Episode 50. --- Particles and Waves --- shed some light (for me) on the nature of what particles really are. (Something from nothing.) And the evolution of the body of knowledge.
http://www.youtube.com/watch?v=37IR6zztru0
Do this mean that, before there were humans,
by Diana
- 4/19/12 8:16 AM
In Reply to: The two slit thing has always p-ed me clean off! by crowsfoot
all deaths were in limbo until humans showed up to observe the deaths?
Diana
That's the way most of the books
by crowsfoot - 4/20/12 3:32 AM
In Reply to: Do this mean that, before there were humans, by Diana
you get would have you see it. Observation ... by who? By what? A fish? Most of the books I've read seem to imply that comprehention of what's been observed makes all the difference. That's why I asked the question about whether they have a drum to beat.

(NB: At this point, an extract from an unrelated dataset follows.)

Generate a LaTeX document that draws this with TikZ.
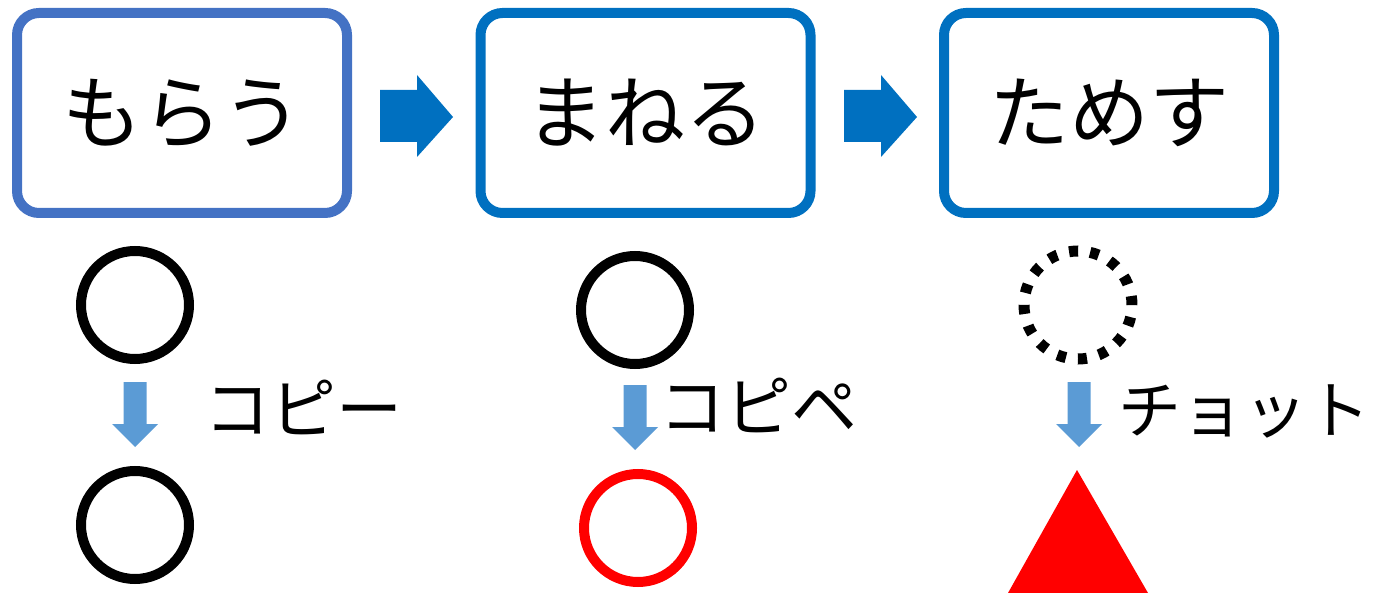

You would think Shrodinger would have made it very clear what exactly it was that he WASN'T saying. Yes? But no.
But then again, I'm 10 or 12 years removed from where we are now.
Kind of like the old addage
by Diana
- 4/30/12 7:39 AM
In Reply to: That's the way most of the books by crowsfoot
If a tree falls in the woods and no one is around, does it still make a sound?
Diana
I believe it may have been that period's
by crowsfoot - 4/20/12 3:48 AM
In Reply to: Do this mean that, before there were humans, by Diana
version of intelligent design. But I'm not sure. The notion was so wide spread and so insistant, that I can't really tell. To this day, the observer thing continues. As far as I can tell. Whether the observer has to know what it is he's seeing, they stubbornly, still refuse to say.
To me, either it's magic or not. Either the magic lobby ...
(NT) Sounds more like smoke and mirrors.
by Diana
- 4/21/12 2:25 PM
In Reply to: I believe it may have been that period's by crowsfoot
Some kind of
by crowsfoot - 4/17/12 2:21 AM
In Reply to: You may enjoy this. by JP Bill
stroboscopic photography? If that's a whole series of drops, all the same size and shape and in the same relitive position to each other at exact time intervals, Pretty dang amazing.